London - The Federal Reserve is increasingly at odds with traders. Even after the second consecutive month of US employment reports came in lower than economist forecasts, some Fed officials reiterated that interest rates may rise this year.
The market response: There’s only a 37% probability of that occurring. Two months ago, the odds were 77 percent, according to futures data compiled by Bloomberg.
With this pullback, traders also reduced the pace at which they think the Fed will raise. By the December 2016 meeting, a 65% chance of two or more rate increases of 0.25 percentage point have been priced in; at the start of this year futures suggested such an outcome was a near certainty.
“There is a massive discrepancy between what the market is pricing and the Fed’s forecasts,” said Alexander Aldinger, a senior government-bond analyst at Bayerische Landesbank in Munich. “We think the market is currently too pessimistic.
We only look for a soft path in the US, which should not derail a rate hike in December.
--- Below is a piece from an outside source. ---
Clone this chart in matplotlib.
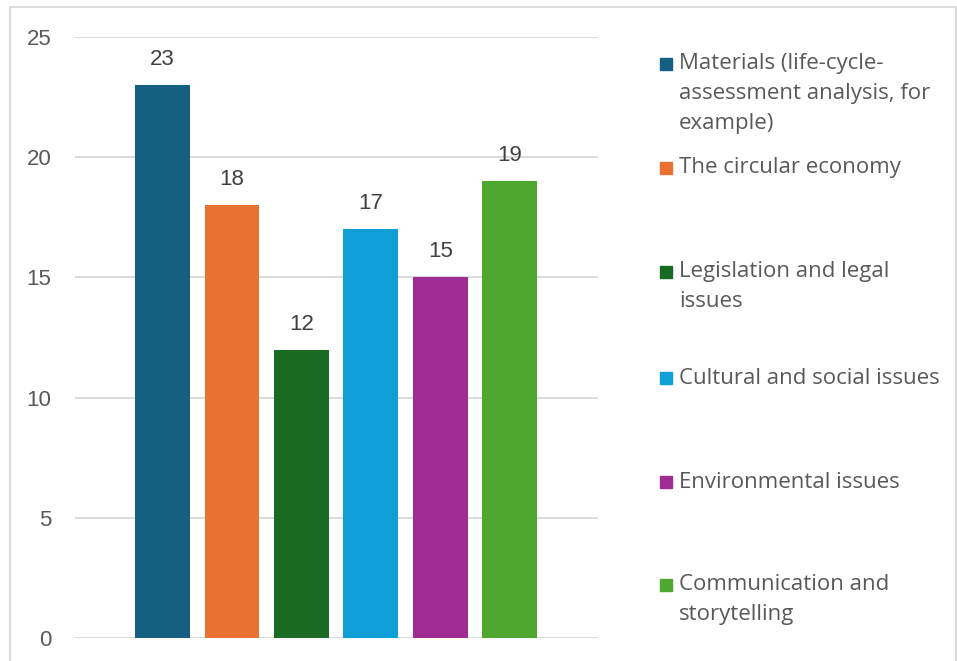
import matplotlib.pyplot as plt
from matplotlib.patches import Rectangle

labels = ["Materials (life-cycle-\nassessment analysis, for\nexample)",
          "The circular economy",
          "Legislation and legal\nissues",
          "Cultural and social issues",
          "Environmental issues",
          "Communication and\nstorytelling"]
values = [23, 18, 12, 17, 15, 19]
colors = ["#156082", "#E97132", "#196B24", "#0F9ED5", "#A02B93", "#4EA72E"]

W, H = 957, 661
fig = plt.figure(figsize=(W/100, H/100), dpi=100)
ax = fig.add_axes([75/W, 1-638/H, (598-75)/W, (638-37)/H])

x = list(range(len(values)))
ax.bar(x, values, width=0.79, color=colors, zorder=3)
for xi, v in zip(x, values):
    ax.text(xi, v + 0.62, str(v), ha='center', va='bottom', fontsize=16,
            color='#404040', family='Liberation Sans')

ax.set_xlim(-1.26, 6.27)
ax.set_ylim(0, 25)
ax.set_yticks([0, 5, 10, 15, 20, 25])
ax.set_xticks([])
ax.yaxis.grid(True, color='#d9d9d9', linewidth=1.3, zorder=0)
for s in ax.spines.values():
    s.set_visible(False)
ax.tick_params(axis='y', length=0, pad=17, labelsize=16, labelcolor='#595959')
for t in ax.get_yticklabels():
    t.set_family('Liberation Sans')

# legend drawn by hand, first line of each entry at these pixel rows
first_rows = [64, 168, 272, 378, 482, 585]
line_h = 29.5
for lab, c, y0 in zip(labels, colors, first_rows):
    fig.patches.append(Rectangle((660/W, 1-(y0+6)/H), 12/W, 12/H,
                                 transform=fig.transFigure, color=c))
    for k, line in enumerate(lab.split("\n")):
        fig.text(679/W, 1-(y0 + k*line_h)/H, line, ha='left', va='center',
                 fontsize=16, color='#595959', family='Open Sans')

fig.patches.append(Rectangle((10/W, -0.05), (946)/W, 1.05-7/H,
                             transform=fig.transFigure, fill=False,
                             edgecolor='#d9d9d9', linewidth=1.3))

fig.savefig("out.png", dpi=100)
It is more likely that the Fed will hike once this year and then allow for a longer pause until the end of the first half of 2016.”
Since officials of the US central bank held off raising rates in September, citing international risks to the economy and global market turmoil, traders pulled back their expectations for when the Fed will move as US growth also seemed to be losing momentum.
Peter Fisher, senior director of the BlackRock Investment Institute, said last week that the last jobs data had reinforced a question in his mind - whether the Fed had missed its window?
Nonetheless, San Francisco Fed President John Williams said Tuesday that “it still makes sense to raise rates this year.” He acknowledged that the markets aren’t completely on board with the Fed on timing of liftoff but “we have to make the right decision no matter what.”
Further ahead, the majority of Fed policy makers suggested in September that their targeted Fed funds rate will be above 0.75% by the end of 2016, according to the “dot plot” - a set of projections from members of the Federal Open Market Committee that include forecasts of where each official thinks the Fed should have it’s benchmark rate at any given time. Futures indicate there is only a 35% probability of such an outcome.
At start of year, those odds were about 97%.
This dot plot from the September 17 meeting continued the trend of the previous two quarterly forecasts moving lower, suggesting policy makers were moving closer to market-based measures that indicate a more gradual ascent and lower ending point on the path to higher rates.